While participating in the candle experiment, I consciously told myself to model and report on what I actually observed, rather than letting my preconceived ideas of what I expected to see based on my high school and college physics courses get in the way. That open mindedness served me well as Cheung chose that experiment because the scientific questions involved here did not have easy textbook answers, and simply reciting an equation or standard answer would have limited my understanding. But, the physical system could still be better understood and described through mathematical models of the kind that professional researchers would use in a laboratory.

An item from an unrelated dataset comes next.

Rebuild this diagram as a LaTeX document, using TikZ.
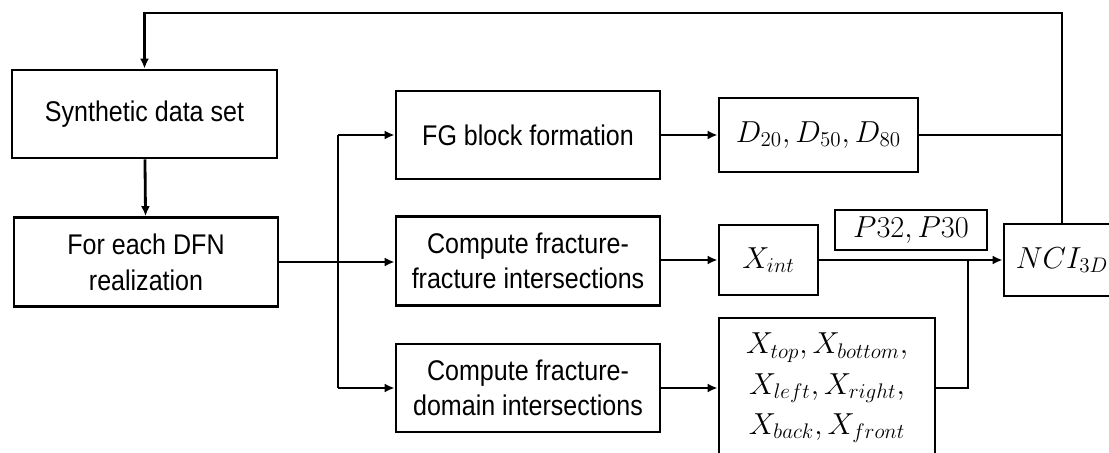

Having attended various schools as a preteen, I have experienced basic science being taught both in very hands-on, group-oriented, investigative and open ended ways and very rote methods based on imparting facts. While I learned from both approaches, at times the open ended education left us frustrated and confused as we did not have the factual or methodological tools to begin to formulate the right questions or begin to answer them through investigative techniques. However, the rote factual educational techniques left us unprepared to apply the information in different contexts or think about the information being useful in different disciplines.
So I found that I learned the most in classrooms with a combination of these styles of teaching, where we first received some background into how the world worked according to the best of our knowledge and into how to carry out certain investigative techniques, and were then left to apply the techniques to new and complex situations, drawing upon our knowledge and organizing the information in a clear way. In the workshop where we tried out the candle experiment, most of us in the room were educated adults, some with professional science background. So this is in effect the situation that we had, which is perhaps why the experience was so rich, educational and provocative.